La moitié du salariat est femme
La place des femmes au travail ne cesse d’augmenter : en France, la moitié des salariés sont des femmes, et les 25 à 49 ans travaillent à plus de 80 %. Mais elles sont, plus souvent que les hommes, recrutées à temps partiel, en CDD, et les femmes diplômées du supérieur font davantage l’expérience du déclassement que les hommes, notamment en début de carrière. Cette injustice devrait aller droit au cœur des plus fervents syndicalistes pour qui la défense des salariés est la devise… Non ?
Autre aspect et non des moindres : dans le secteur tertiaire, plus de trois quarts des emplois sont occupés par des femmes.
Pourquoi se priver d’un tel potentiel syndical ?
Lors de conflits, les femmes s’engagent au même titre que les hommes pour sauver leur emploi, améliorer leurs conditions de travail… Elles font preuve de courage et de détermination. Et quand elles obtiennent la satisfaction de leurs revendications, cela profite à tout le salariat (par exemple : la pénibilité des charges lourdes).
En revanche, accéder aux responsabilités syndicales n’est pas toujours un avenir qui inspire les femmes et ce, pour différentes raisons. L’organisation d’un syndicat n’apparait pas souvent de manière transparente : des décisions se prennent souvent en dehors des réunions prévues, la disponibilité de certains militants hommes semble sans bornes… et si en plus, arrivent des remarques sexistes humiliantes… ! Sans oublier les obligations familiales qui pèsent encore davantage sur la mère que sur le père, encore aujourd’hui, même si de plus en plus des hommes militants sont confrontés aux mêmes difficultés pour concilier leur engagement syndical et leur vie familiale. Si, au grand jour, il devenait enfin possible de prendre du temps pour ses enfants et sa vie personnelle, qu’on soit homme ou femme, cela rendrait certainement plus attractif le militantisme.
Un nécessaire changement
Pourtant, certaines femmes acceptent, malgré toutes ces difficultés, de prendre des responsabilités syndicales, mais pour un ou deux mandats seulement. Guère plus. Dommage, parce que c’est aussi avec l’expérience qu’on prend de l’assurance et du plaisir à son engagement syndical.

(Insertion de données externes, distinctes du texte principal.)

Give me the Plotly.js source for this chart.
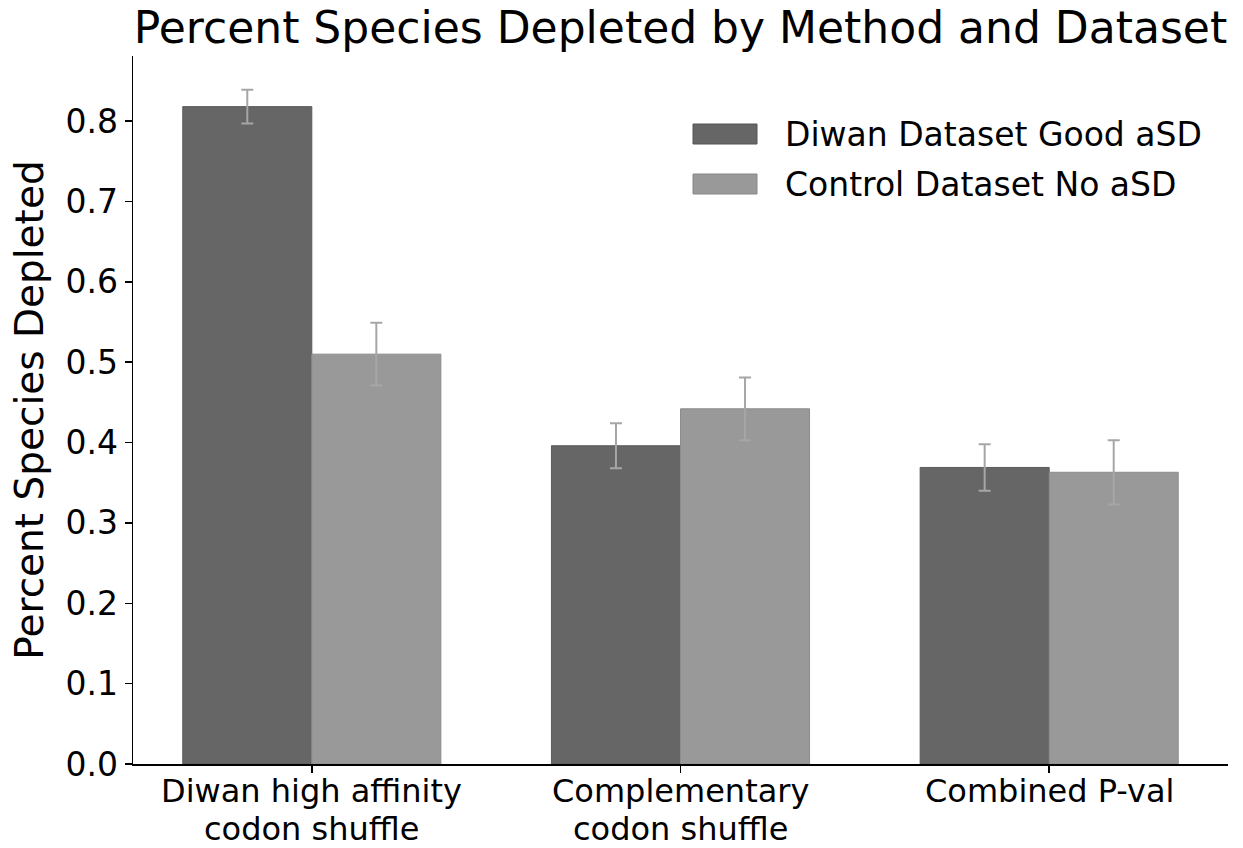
<!DOCTYPE html>
<html>
<head>
<meta charset="utf-8">
<script src="https://cdn.plot.ly/plotly-3.0.1.min.js"></script>
<style>html,body{margin:0;padding:0;background:#fff;}#chart{width:1243px;height:848px;}</style>
</head>
<body>
<div id="chart"></div>
<script>
// ---- data ----
const categories = ['Diwan high affinity<br>codon shuffle', 'Complementary<br>codon shuffle', 'Combined P-val'];
const seriesNames = ['Diwan Dataset Good aSD', 'Control Dataset No aSD'];
const diwanValues = [0.818, 0.396, 0.369];
const diwanErrors = [0.021, 0.028, 0.029];
const controlValues = [0.510, 0.442, 0.363];
const controlErrors = [0.039, 0.039, 0.040];
const yTicks = [0, 0.1, 0.2, 0.3, 0.4, 0.5, 0.6, 0.7, 0.8];

// ---- styling ----
const FONT = 'DejaVu Sans, sans-serif';
const colors = ['#666666', '#999999'];
const W = 1243, H = 848;
const M = {l: 133, r: 15, t: 56, b: 84};
const pw = W - M.l - M.r, ph = H - M.t - M.b;
const px = x => (x - M.l) / pw;
const py = y => (H - M.b - y) / ph;

const errStyle = {type: 'data', visible: true, color: '#a6a6a6', thickness: 2, width: 6};

const traces = [
  {type: 'bar', name: seriesNames[0], x: categories, y: diwanValues,
   error_y: Object.assign({array: diwanErrors}, errStyle),
   marker: {color: colors[0], line: {color: '#5a5a5a', width: 1}}, showlegend: false},
  {type: 'bar', name: seriesNames[1], x: categories, y: controlValues,
   error_y: Object.assign({array: controlErrors}, errStyle),
   marker: {color: colors[1], line: {color: '#8c8c8c', width: 1}}, showlegend: false}
];

// custom legend (wide matplotlib-style swatches)
const shapes = [], annotations = [];
const rowsY = [134, 184];
seriesNames.forEach((name, i) => {
  shapes.push({type: 'rect', xref: 'paper', yref: 'paper',
    x0: px(693), x1: px(757), y0: py(rowsY[i] + 10), y1: py(rowsY[i] - 10),
    fillcolor: colors[i], line: {color: i === 0 ? '#555' : '#888', width: 1}});
  annotations.push({xref: 'paper', yref: 'paper', x: px(783), y: py(rowsY[i]),
    xanchor: 'left', yanchor: 'middle', showarrow: false, text: name,
    font: {family: FONT, size: 33, color: '#000'}});
});

// x category labels, one annotation per line (tighter line spacing like matplotlib)
const lineCenters = [791, 829];
categories.forEach(cat => {
  cat.split('<br>').forEach((line, j) => {
    annotations.push({xref: 'x', yref: 'paper', x: cat, y: py(lineCenters[j]),
      xanchor: 'center', yanchor: 'middle', showarrow: false, text: line, borderpad: 0,
      font: {family: FONT, size: 32, color: '#000'}});
  });
});

const layout = {
  width: W, height: H,
  margin: M,
  paper_bgcolor: '#fff', plot_bgcolor: '#fff',
  barmode: 'group', bargap: 0.3, bargroupgap: 0,
  title: {text: 'Percent Species Depleted by Method and Dataset',
    font: {family: FONT, size: 44, color: '#000'},
    xref: 'paper', x: 0.5, xanchor: 'center',
    yref: 'container', y: 1 - 28 / H, yanchor: 'middle'},
  xaxis: {type: 'category', range: [-0.485, 2.485],
    showline: true, linecolor: '#000', linewidth: 1.5, mirror: false,
    ticks: 'outside', ticklen: 7, tickwidth: 1.5, tickcolor: '#000',
    showgrid: false, zeroline: false, showticklabels: false},
  yaxis: {range: [0, 0.881],
    showline: true, linecolor: '#000', linewidth: 1.5,
    ticks: 'outside', ticklen: 7, tickwidth: 1.5, tickcolor: '#000',
    tickvals: yTicks, tickformat: '.1f',
    showgrid: false, zeroline: false,
    tickfont: {family: FONT, size: 33, color: '#000'},
    title: {text: 'Percent Species Depleted', font: {family: FONT, size: 39, color: '#000'}, standoff: 10}},
  shapes: shapes,
  annotations: annotations
};

Plotly.newPlot('chart', traces, layout, {displayModeBar: false, staticPlot: true});
</script>
</body>
</html>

En tolérant en son sein des hommes machistes et fiers de l’être, la CGT se prive d’une formidable opportunité : donner l’image d’un syndicalisme ouvert, progressiste, conforme à ses statuts. Combattre ce sexisme ordinaire, ce serait donner envie aux salarié-es, précaires, diplômé-es, cadres ou technicien-nes de s’engager dans un syndicalisme qui leur ressemble, où elles/ils ne se sentent pas dénigré(e)s. Pour cela, il faut que les hommes et les femmes qui font la CGT ne laissent plus passer des propos qui salissent les femmes : leurs (futures) camarades… ?
La place des femmes dans l’ufict et les industries électriques et gazières (ieg)
- 8 175 adhérent-es à l’Ufict dont 20 % de femmes en 2015
- Les responsables de syndicats et sections Ufict : 145 hommes, 29 femmes. Taux de féminisation : 17 %
- Au Conseil National de l’Ufict : 19 femmes, 50 hommes. Taux de féminisation : 27,5%
- Au Bureau Exécutif de l’Ufict : 6 femmes, 18 hommes. Taux de féminisation : 25 %
- Dans les IEG, 27 % de femmes, 73 % d’hommes (24 % de femmes en exécution, 27 % maîtrise, 27 % cadres et 18 % de cadres supérieurs).